After two years off work with Evan and Mae, Dorelle went back to work for Parks Canada two days a week.
Then the Calgary job with Parks Canada came up and she decided to apply.
The Calgary manager in charge of hiring already had one staff member telecommuting from Montreal, so having Dorelle work by computer from rural Manitoba was no big deal to him. She got the job.
Tyler loves his risk management job, having studied agricultural economics at the University of Manitoba and getting student jobs with the Winnipeg Commodity Exchange before arriving at the Manitoba Pork Marketing Co-operative — the precursor to Hams — 15 years ago.
Being able to move the position to Birtle helped him with his goal of getting back to the family farm.
Tyler and Dorelle were experiencing as downtown a life as is possible in Winnipeg, living in the centre of the Exchange District at the top of a heritage building.
However, Tyler wanted to move back home and get involved in the family cattle business. Dorelle is a city girl with few rural connections, but she wanted the farm life too.
“We started spending a lot of weekends out here, and I really enjoyed it,” said Dorelle.
“Wide open spaces, riding a little 50 (all-terrain vehicle) around to check the corn crop, playing with the dogs: I liked it all.”

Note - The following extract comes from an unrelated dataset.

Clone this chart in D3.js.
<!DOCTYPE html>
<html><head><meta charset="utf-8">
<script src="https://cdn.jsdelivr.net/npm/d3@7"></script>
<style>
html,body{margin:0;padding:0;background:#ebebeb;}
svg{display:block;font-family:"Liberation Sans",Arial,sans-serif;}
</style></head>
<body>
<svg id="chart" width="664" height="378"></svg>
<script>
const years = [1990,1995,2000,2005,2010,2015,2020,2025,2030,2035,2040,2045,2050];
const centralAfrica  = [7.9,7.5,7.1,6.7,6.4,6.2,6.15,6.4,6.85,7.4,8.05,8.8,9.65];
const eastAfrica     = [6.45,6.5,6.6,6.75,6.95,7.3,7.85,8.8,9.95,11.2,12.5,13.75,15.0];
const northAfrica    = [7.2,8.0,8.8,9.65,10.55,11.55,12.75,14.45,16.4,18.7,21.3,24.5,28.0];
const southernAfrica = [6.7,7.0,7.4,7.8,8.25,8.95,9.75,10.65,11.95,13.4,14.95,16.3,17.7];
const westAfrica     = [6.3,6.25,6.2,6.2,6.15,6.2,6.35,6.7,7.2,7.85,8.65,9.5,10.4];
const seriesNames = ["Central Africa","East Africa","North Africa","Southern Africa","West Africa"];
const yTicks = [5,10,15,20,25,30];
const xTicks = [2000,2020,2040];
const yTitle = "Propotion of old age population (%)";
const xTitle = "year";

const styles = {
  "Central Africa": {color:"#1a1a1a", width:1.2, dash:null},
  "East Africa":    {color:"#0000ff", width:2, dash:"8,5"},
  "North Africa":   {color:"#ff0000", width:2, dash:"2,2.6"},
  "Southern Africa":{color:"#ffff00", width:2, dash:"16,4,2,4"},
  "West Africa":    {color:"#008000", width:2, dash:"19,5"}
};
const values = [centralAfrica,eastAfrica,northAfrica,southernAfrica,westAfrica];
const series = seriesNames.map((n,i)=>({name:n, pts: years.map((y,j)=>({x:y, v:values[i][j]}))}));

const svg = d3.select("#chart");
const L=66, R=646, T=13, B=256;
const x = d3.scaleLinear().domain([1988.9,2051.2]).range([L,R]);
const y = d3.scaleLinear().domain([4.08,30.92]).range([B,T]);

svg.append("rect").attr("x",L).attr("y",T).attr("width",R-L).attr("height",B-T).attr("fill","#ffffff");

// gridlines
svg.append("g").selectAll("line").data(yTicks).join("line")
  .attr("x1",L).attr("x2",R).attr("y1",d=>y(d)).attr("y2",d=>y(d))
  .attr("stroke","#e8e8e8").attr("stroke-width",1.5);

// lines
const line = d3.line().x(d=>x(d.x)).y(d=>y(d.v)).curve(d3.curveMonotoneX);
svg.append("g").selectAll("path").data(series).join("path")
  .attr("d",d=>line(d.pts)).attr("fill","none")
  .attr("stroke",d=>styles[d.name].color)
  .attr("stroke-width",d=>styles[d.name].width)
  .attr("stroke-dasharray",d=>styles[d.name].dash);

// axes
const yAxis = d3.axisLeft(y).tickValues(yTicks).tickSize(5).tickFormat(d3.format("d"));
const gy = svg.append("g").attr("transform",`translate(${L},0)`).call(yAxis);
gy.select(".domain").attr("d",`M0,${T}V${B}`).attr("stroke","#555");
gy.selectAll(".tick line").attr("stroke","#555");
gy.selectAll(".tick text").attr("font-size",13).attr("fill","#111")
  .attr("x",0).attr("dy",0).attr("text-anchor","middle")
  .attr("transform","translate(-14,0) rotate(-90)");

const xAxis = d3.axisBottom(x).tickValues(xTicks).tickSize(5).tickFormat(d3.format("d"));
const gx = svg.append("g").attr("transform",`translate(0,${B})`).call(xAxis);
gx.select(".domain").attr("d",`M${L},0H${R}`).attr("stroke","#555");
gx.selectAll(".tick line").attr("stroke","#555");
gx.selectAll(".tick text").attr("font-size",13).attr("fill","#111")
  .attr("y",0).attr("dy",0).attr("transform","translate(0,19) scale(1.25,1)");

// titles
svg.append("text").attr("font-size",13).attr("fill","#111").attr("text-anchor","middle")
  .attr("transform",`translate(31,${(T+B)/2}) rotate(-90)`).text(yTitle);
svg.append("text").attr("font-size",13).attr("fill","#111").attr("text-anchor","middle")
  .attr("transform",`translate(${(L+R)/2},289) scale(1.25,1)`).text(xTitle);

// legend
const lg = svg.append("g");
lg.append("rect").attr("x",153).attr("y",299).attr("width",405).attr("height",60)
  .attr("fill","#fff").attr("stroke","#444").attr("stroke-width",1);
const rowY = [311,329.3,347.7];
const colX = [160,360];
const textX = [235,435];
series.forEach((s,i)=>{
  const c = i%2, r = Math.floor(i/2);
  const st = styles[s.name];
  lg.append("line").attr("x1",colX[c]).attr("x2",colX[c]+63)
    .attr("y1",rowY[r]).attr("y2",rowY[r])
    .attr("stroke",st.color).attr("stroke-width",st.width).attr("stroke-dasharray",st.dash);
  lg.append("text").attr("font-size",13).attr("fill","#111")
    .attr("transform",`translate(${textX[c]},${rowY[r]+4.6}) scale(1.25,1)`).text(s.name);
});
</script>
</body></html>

Moving to Birtle put them into the middle of the family cattle operation, which has grown to 450 calves.
Tyler and Dorelle share the management, resources and revenues for the cattle with Tyler’s parents, al-though all assets are owned separately and revenues are divided according to each family’s contribution to production, both in terms of resources and labour.
The herd produces commercial cattle, with the family doing most of its own backgrounding and selling most of the calves at about 900 pounds.
The animals are pastured and hay-fed from a base of 4,400 acres.
Tyler’s father, David, has exported hay to high-priced U.S. markets for most of the past few decades, shipping small square bales. The business was helped by his master’s degree in animal nutrition.
The export business continued for a few years after Tyler returned to the farm, with about one-third of the farm’s hay crop going to “Florida for racehorse markets, Colorado for the mule train market, Minnesota and Wisconsin dairies.”
Hay exports were lucrative in 2012 as the U.S. Midwest drought devastated supplies and feed prices soared. Tyler found his market analysis skills pushing the farm in the opposite direction from building the cow herd because feed grain prices were rising and feeder cattle prices were softening.
“You wanted to be long on hay and short on cattle,” said Tyler.
Taking advantage of sky-high hay prices was worth reducing the herd, even though the ranch hedged its calves against price declines.
They sold many of their calves earlier than planned to be able to export more hay. However, the feed grain market has since peaked and livestock prices began to soar. As a result, the Fultons have gone the other way, reducing hay sales to almost zero and keeping calves longer.
“We really want to be able to maximize our own production for our own purposes,” said Tyler.
Apart from a handful of small sales to local buyers, the family now keeps all their hay and feeds it to their cattle.
Balancing professional careers and children is stressful for many young couples. For the Fultons, it’s been the opposite, bringing together all the things they love in their lives.
“I love the job I have because I wake up on the farm, I get to see my kids go off to school, then my job starts,” said Dorelle.